### Data excerpts

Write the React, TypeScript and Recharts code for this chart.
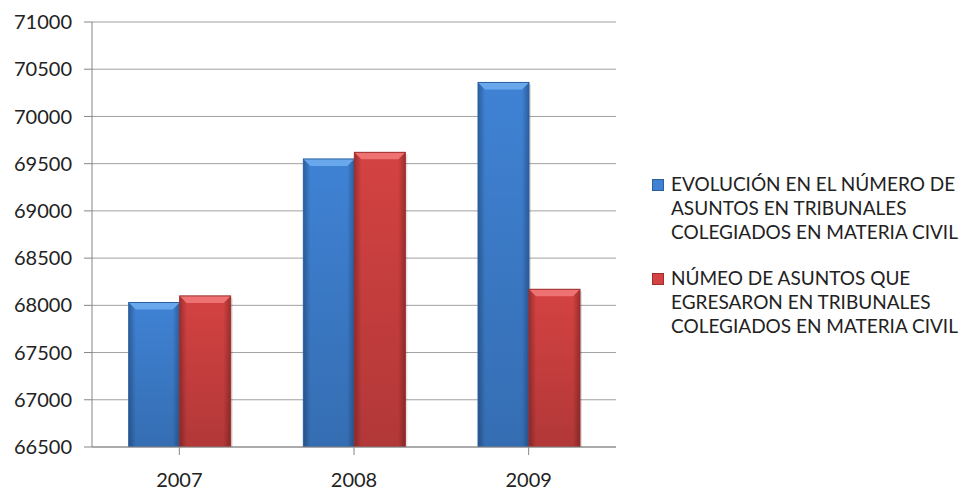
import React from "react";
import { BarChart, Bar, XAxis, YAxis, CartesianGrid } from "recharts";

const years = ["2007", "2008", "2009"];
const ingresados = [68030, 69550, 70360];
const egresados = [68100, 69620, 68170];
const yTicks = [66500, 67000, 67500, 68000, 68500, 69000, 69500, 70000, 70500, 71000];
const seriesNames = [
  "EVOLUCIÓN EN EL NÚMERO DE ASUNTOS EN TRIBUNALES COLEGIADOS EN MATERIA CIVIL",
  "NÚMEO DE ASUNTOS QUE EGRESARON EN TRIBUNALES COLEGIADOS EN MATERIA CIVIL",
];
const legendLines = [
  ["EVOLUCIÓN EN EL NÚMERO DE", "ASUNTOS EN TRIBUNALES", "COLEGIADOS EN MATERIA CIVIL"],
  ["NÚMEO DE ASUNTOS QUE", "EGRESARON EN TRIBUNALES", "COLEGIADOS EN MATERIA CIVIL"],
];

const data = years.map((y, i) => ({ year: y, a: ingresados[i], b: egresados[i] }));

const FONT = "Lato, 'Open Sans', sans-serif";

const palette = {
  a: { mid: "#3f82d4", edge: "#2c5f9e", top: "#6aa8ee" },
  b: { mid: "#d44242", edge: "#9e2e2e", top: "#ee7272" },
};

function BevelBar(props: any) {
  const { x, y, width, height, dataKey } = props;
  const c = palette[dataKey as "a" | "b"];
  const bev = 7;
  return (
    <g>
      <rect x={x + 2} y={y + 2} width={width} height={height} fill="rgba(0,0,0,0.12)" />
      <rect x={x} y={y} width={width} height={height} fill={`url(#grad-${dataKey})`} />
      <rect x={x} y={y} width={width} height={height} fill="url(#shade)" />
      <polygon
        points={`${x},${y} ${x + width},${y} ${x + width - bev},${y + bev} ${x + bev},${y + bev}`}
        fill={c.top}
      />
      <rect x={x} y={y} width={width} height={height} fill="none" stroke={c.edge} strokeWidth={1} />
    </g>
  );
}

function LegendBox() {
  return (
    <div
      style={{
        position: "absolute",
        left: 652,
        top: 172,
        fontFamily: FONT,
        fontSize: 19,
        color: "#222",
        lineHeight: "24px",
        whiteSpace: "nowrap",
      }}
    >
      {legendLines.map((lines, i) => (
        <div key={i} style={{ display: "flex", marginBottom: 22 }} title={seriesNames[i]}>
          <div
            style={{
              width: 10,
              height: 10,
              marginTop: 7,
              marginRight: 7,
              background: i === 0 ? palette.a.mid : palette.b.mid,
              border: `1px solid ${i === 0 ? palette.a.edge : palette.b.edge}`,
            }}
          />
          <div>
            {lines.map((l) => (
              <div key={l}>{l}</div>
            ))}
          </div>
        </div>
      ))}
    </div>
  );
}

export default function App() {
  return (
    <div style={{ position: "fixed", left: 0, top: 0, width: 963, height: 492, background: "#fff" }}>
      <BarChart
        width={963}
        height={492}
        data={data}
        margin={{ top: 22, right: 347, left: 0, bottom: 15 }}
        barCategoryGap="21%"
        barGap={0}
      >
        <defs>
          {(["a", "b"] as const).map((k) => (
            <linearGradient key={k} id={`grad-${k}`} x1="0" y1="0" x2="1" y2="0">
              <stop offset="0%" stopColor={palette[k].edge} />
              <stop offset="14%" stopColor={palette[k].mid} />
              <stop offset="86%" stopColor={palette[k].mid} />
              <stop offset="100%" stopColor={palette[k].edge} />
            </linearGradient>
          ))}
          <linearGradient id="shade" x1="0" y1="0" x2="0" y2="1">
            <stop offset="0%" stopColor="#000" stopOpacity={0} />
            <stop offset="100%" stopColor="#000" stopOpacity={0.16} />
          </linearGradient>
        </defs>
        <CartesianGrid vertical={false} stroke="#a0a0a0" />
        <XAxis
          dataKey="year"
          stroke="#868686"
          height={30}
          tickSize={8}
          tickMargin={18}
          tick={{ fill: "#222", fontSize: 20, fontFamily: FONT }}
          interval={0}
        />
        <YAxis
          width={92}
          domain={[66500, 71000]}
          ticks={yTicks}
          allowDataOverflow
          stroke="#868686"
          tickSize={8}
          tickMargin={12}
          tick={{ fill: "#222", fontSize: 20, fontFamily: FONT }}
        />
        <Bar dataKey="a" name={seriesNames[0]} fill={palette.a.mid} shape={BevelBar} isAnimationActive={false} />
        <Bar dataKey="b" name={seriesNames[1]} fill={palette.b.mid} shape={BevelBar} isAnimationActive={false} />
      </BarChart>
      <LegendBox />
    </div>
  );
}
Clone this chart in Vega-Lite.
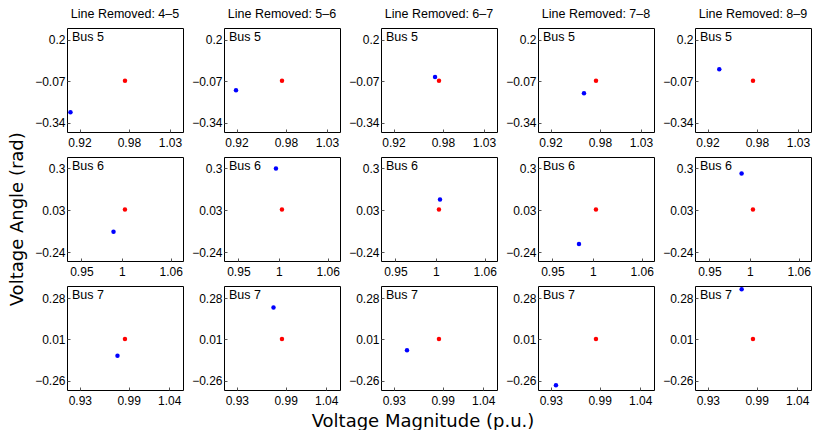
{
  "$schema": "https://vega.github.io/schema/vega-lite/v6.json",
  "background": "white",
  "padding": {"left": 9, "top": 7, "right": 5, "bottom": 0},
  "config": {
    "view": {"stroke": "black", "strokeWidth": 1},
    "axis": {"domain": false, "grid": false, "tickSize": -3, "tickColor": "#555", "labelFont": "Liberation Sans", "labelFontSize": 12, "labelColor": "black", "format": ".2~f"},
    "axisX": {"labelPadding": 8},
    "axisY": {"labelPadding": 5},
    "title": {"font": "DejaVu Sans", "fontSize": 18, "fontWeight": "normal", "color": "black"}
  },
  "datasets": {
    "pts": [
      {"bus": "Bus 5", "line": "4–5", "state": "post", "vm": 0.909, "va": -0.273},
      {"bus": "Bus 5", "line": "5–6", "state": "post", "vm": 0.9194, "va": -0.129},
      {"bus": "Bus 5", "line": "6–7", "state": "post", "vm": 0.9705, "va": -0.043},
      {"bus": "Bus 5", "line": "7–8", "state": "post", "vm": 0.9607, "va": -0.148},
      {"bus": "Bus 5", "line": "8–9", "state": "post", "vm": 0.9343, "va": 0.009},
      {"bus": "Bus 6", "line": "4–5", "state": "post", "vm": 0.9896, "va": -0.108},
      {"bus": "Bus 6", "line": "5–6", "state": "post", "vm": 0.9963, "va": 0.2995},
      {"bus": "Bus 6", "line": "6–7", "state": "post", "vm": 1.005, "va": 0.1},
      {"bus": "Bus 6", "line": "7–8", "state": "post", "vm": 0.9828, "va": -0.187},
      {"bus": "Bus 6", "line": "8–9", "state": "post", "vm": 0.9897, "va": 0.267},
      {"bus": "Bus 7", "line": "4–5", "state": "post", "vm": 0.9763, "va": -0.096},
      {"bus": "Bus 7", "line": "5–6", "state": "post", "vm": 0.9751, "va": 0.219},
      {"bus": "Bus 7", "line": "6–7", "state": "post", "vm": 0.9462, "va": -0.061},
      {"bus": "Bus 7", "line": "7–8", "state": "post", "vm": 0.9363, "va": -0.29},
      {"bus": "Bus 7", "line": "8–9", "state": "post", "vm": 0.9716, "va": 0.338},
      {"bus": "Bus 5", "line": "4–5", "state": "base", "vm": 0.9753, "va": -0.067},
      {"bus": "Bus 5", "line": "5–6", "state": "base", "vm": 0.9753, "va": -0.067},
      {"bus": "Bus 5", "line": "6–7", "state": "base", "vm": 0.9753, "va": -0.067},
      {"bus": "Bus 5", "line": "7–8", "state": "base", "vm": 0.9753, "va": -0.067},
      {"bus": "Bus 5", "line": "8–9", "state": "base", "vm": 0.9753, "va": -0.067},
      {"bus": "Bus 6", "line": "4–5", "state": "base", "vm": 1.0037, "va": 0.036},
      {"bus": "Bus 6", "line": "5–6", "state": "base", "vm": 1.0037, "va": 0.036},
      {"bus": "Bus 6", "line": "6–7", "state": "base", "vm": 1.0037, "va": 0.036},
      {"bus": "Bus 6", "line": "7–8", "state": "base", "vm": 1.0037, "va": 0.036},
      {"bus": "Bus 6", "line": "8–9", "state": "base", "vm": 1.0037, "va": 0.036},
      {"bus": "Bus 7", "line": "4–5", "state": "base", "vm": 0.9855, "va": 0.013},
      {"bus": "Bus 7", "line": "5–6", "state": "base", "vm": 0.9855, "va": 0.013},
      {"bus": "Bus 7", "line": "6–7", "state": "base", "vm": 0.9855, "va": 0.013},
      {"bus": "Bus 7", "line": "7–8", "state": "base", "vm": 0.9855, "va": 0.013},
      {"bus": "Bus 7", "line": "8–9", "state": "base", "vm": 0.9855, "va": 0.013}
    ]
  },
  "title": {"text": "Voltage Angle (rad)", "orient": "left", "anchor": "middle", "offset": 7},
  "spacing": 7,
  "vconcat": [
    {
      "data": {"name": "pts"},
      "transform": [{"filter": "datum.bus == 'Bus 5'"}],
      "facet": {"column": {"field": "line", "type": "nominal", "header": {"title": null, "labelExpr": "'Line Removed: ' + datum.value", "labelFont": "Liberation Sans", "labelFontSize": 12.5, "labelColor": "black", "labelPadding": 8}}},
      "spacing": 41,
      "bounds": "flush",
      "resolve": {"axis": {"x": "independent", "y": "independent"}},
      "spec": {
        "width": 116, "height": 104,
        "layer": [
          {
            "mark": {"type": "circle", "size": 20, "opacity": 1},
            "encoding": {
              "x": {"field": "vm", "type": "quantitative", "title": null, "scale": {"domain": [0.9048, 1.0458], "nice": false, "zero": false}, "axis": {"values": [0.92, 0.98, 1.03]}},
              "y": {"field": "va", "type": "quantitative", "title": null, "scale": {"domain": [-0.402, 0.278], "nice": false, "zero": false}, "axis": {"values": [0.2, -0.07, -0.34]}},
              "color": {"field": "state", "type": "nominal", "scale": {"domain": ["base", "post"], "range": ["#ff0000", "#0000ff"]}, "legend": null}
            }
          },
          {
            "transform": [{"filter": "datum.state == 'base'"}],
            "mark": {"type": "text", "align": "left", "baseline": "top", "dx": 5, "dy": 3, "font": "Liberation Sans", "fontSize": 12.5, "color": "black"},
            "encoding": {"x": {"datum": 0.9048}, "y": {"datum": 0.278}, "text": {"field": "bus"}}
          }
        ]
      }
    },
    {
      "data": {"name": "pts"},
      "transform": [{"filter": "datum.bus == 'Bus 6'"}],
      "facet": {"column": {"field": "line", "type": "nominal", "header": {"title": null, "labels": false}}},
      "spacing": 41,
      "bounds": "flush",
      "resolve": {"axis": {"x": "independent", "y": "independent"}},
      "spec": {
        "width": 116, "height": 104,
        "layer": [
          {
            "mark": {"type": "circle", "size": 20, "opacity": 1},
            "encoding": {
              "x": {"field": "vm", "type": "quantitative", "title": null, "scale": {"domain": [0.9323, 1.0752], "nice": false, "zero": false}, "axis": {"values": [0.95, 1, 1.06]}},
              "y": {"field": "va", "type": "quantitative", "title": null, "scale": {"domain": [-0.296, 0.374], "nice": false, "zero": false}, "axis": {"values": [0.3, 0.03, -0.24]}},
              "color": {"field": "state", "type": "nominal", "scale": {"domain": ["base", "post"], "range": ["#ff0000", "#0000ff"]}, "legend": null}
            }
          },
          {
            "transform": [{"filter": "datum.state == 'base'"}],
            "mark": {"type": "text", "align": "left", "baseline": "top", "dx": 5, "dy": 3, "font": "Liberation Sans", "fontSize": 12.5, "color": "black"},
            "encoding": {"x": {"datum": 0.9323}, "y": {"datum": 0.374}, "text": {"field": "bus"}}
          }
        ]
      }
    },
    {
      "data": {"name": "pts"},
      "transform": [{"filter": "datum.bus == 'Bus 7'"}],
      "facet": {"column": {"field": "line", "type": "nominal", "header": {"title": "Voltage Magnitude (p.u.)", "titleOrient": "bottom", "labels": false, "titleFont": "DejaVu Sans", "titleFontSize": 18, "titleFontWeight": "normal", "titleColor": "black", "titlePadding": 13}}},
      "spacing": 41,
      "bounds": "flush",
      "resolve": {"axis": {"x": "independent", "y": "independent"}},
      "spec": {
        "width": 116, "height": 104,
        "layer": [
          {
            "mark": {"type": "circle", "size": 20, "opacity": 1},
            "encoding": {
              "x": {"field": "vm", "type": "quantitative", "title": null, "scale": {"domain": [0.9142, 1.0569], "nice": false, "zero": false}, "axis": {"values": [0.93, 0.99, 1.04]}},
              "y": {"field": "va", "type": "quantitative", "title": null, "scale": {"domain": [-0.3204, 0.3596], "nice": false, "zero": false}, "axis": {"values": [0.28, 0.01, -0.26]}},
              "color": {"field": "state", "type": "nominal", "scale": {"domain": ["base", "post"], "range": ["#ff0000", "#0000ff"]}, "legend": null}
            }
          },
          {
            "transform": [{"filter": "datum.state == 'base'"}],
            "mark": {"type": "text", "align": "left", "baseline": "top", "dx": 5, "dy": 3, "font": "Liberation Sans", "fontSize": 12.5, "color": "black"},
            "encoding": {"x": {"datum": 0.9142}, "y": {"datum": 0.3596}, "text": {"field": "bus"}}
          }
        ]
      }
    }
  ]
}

### Work to complete
Give again, word for word, every line from the top of the data above to the line holding "XAxis, YAxis, CartesianGrid", inclusive, with the pictures left out.

### Solution to this task
Write the React, TypeScript and Recharts code for this chart.
import React from "react";
import { BarChart, Bar, XAxis, YAxis, CartesianGrid } from "recharts";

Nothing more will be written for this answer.